[start]

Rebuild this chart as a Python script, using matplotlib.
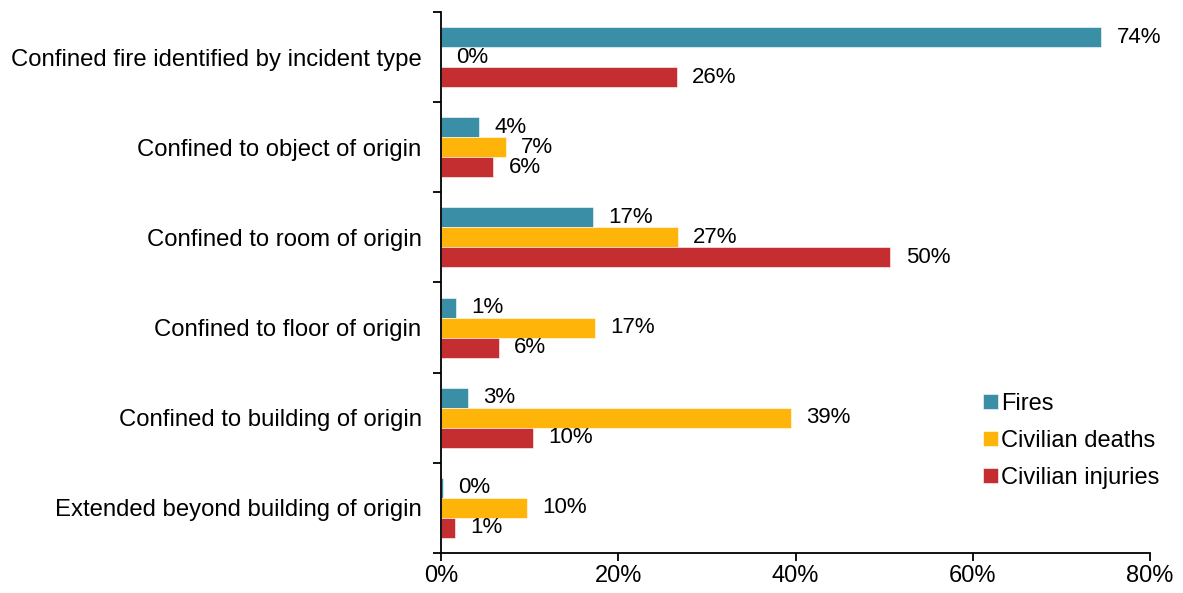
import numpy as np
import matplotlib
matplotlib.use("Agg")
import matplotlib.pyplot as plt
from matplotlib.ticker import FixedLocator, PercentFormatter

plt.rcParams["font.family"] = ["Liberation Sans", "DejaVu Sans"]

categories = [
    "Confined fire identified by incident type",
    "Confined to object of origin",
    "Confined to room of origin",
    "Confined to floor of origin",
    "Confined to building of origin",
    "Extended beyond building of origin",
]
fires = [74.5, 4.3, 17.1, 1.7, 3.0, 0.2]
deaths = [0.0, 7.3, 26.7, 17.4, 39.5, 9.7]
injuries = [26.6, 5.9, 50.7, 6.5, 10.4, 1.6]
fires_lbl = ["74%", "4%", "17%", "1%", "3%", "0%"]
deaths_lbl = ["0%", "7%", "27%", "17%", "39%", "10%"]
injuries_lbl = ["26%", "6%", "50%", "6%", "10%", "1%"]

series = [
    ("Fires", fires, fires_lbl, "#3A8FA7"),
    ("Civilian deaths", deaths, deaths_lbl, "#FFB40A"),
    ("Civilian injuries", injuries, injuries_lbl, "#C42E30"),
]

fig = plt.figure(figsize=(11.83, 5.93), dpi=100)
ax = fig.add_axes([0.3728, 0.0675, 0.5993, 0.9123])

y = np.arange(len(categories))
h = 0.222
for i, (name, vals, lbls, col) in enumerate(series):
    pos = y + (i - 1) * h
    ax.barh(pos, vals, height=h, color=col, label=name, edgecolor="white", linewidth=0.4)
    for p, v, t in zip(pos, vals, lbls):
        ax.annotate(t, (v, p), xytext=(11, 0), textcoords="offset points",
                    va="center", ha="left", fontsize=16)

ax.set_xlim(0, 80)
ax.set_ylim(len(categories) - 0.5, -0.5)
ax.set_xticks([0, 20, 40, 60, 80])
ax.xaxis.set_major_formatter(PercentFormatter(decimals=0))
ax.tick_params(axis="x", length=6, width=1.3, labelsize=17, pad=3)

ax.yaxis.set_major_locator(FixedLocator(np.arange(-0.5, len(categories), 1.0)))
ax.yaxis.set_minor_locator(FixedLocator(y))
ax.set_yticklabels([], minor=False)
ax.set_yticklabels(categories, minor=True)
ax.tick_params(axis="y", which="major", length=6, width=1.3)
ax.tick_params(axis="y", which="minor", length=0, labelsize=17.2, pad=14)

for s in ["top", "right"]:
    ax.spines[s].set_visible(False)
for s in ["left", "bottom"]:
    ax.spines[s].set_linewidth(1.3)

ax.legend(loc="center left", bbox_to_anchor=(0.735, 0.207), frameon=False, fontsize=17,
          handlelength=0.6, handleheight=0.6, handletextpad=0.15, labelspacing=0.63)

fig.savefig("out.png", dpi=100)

[end]

» Stated task
Go from the first line of the listing to the line holding "ax = fig.add_axes([0.3728, 0.0675, 0.5993, 0.9123])" and, please, transcribe those lines exactly, both included, with no pictures.

» Result for this exercise
Rebuild this chart as a Python script, using matplotlib.
import numpy as np
import matplotlib
matplotlib.use("Agg")
import matplotlib.pyplot as plt
from matplotlib.ticker import FixedLocator, PercentFormatter

plt.rcParams["font.family"] = ["Liberation Sans", "DejaVu Sans"]

categories = [
    "Confined fire identified by incident type",
    "Confined to object of origin",
    "Confined to room of origin",
    "Confined to floor of origin",
    "Confined to building of origin",
    "Extended beyond building of origin",
]
fires = [74.5, 4.3, 17.1, 1.7, 3.0, 0.2]
deaths = [0.0, 7.3, 26.7, 17.4, 39.5, 9.7]
injuries = [26.6, 5.9, 50.7, 6.5, 10.4, 1.6]
fires_lbl = ["74%", "4%", "17%", "1%", "3%", "0%"]
deaths_lbl = ["0%", "7%", "27%", "17%", "39%", "10%"]
injuries_lbl = ["26%", "6%", "50%", "6%", "10%", "1%"]

series = [
    ("Fires", fires, fires_lbl, "#3A8FA7"),
    ("Civilian deaths", deaths, deaths_lbl, "#FFB40A"),
    ("Civilian injuries", injuries, injuries_lbl, "#C42E30"),
]

fig = plt.figure(figsize=(11.83, 5.93), dpi=100)
ax = fig.add_axes([0.3728, 0.0675, 0.5993, 0.9123])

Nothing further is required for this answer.